Отец представал в его воспоминаниях фигурой страшной и грозной: шея и грудь, иссеченные шрамами, изувеченная нога, пустая правая глазница. Однако этот мрачный облик был обманчив. Благодаря отцу он познал живопись Аппелеса, скульптуры Лисиппа, мудрость Аристотеля, своего учителя.
Филипп так доверял ему, что, когда македоняне вели военные действия на Геллеспонте, передал шестнадцатилетнему сыну управление страной. Немного позже юноша получил под свое командование отряд пехотинцев, чтобы усмирить взбунтовавшееся фракийское племя и основать укрепленный пункт, которому он дал свое имя — Александрополь. П отом была битва при Херонее, где Александр вел конницу в таком неотразимом порыве, что был увенчан лаврами победителя. (Спустя столетия после этого римским туристам еще показывали дуб, у которого стояла его палатка.) Потом он уехал в Афины (город, к которому испытывал и ненависть, и любовь) — в первый и последний раз в жизни, чтобы заключить договор о мире.
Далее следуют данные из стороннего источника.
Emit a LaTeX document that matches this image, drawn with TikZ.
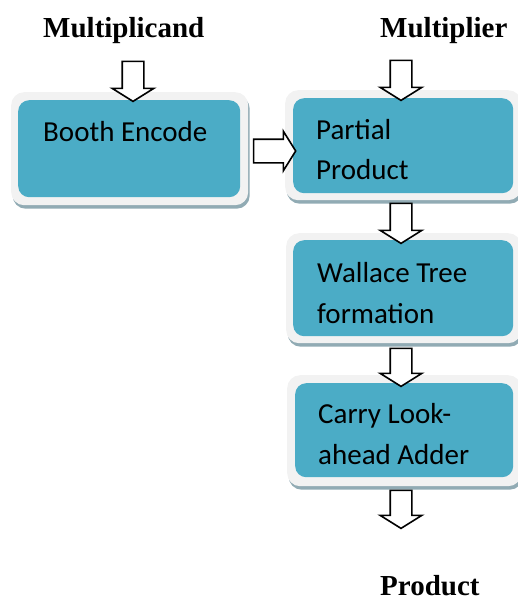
\documentclass[tikz,border=0pt]{standalone}
\usepackage{fontspec}
\setmainfont{Liberation Serif}
\newfontfamily\boxfont{Carlito}
\usetikzlibrary{shapes.arrows,shadows}
\definecolor{tealc}{HTML}{4BACC6}
\definecolor{framec}{HTML}{F2F2F2}
\definecolor{shadowc}{HTML}{91ABB4}
\tikzset{
  frame/.style={rectangle, rounded corners=13pt, fill=framec, draw=none, anchor=north west,
    drop shadow={shadow xshift=1.5pt, shadow yshift=-3.5pt, fill=shadowc, opacity=1}},
  inner/.style={rectangle, rounded corners=11pt, fill=tealc, draw=none, anchor=north west},
  boxtext/.style={anchor=base west, inner sep=0pt, font=\boxfont\fontsize{29}{41}\selectfont},
  headtext/.style={anchor=base west, inner sep=0pt, font=\bfseries\fontsize{29}{34}\selectfont},
  blockarrow/.style={single arrow, draw=black, fill=white, line width=1.6pt,
    inner xsep=0pt, inner ysep=10pt, single arrow head extend=10pt,
    single arrow tip angle=116, minimum height=40pt},
}
\begin{document}
\begin{tikzpicture}[x=1pt,y=-1pt]
\useasboundingbox (0,0) rectangle (517,600);
% headings
\node[headtext] (mcand) at (43,37) {Multiplicand};
\node[headtext] (mplier) at (380,37) {Multiplier};
\node[headtext] (product) at (380,595) {Product};
% Booth Encode
\node[frame, minimum width=237pt, minimum height=113pt] (boothf) at (11,92) {};
\node[inner, minimum width=222pt, minimum height=97pt] (booth) at (18,100) {};
\node[boxtext] (bootht) at (43,141) {Booth Encode};
% Partial Product
\node[frame, minimum width=236pt, minimum height=110pt] (partialf) at (285,90) {};
\node[inner, minimum width=220pt, minimum height=95pt] (partial) at (293,98) {};
\node[boxtext] (partialt1) at (316,139) {Partial};
\node[boxtext] (partialt2) at (316,179) {Product};
% Wallace Tree
\node[frame, minimum width=235pt, minimum height=110pt] (wallacef) at (286,233) {};
\node[inner, minimum width=220pt, minimum height=96pt] (wallace) at (293,240) {};
\node[boxtext] (wallacet1) at (317,282) {Wallace Tree};
\node[boxtext] (wallacet2) at (317,323) {formation};
% Carry Look-ahead
\node[frame, minimum width=234pt, minimum height=111pt] (carryf) at (287,375) {};
\node[inner, minimum width=218pt, minimum height=94pt] (carry) at (295,383) {};
\node[boxtext] (carryt1) at (318,423) {Carry Look-};
\node[boxtext] (carryt2) at (318,464) {ahead Adder};
% block arrows
\node[blockarrow, rotate=-90] (a1) at (133,78) {};
\node[blockarrow, rotate=-90] (a2) at (401,77) {};
\node[blockarrow, inner ysep=11pt, single arrow head extend=8pt, minimum height=42pt] (a3) at (271,151) {};
\node[blockarrow, rotate=-90] (a4) at (401,220) {};
\node[blockarrow, rotate=-90, minimum height=38pt] (a5) at (401,364) {};
\node[blockarrow, rotate=-90, minimum height=38pt] (a6) at (401,506) {};
\end{tikzpicture}
\end{document}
А потом была свадьба отца с совсем еще юной Клеопатрой. На этой свадьбе Аттал произнес роковые слова: «Скоро македоняне получат наследника престола, в ком будет кровь наших предков, а не чужестранки».
Конечно, он имел в виду Олимпиаду, уроженку Эпира. Александр плеснул в лицо Атталу вино: «Так я для тебя бастард, охальник?» Уже на следующее утро он отправился с матерью в путь, чтобы через македонскую границу попасть в Иллирию и Эпир. Благодаря содействию нейтрального посредника спустя полгода будущий царь возвратился, а мать осталась на родине.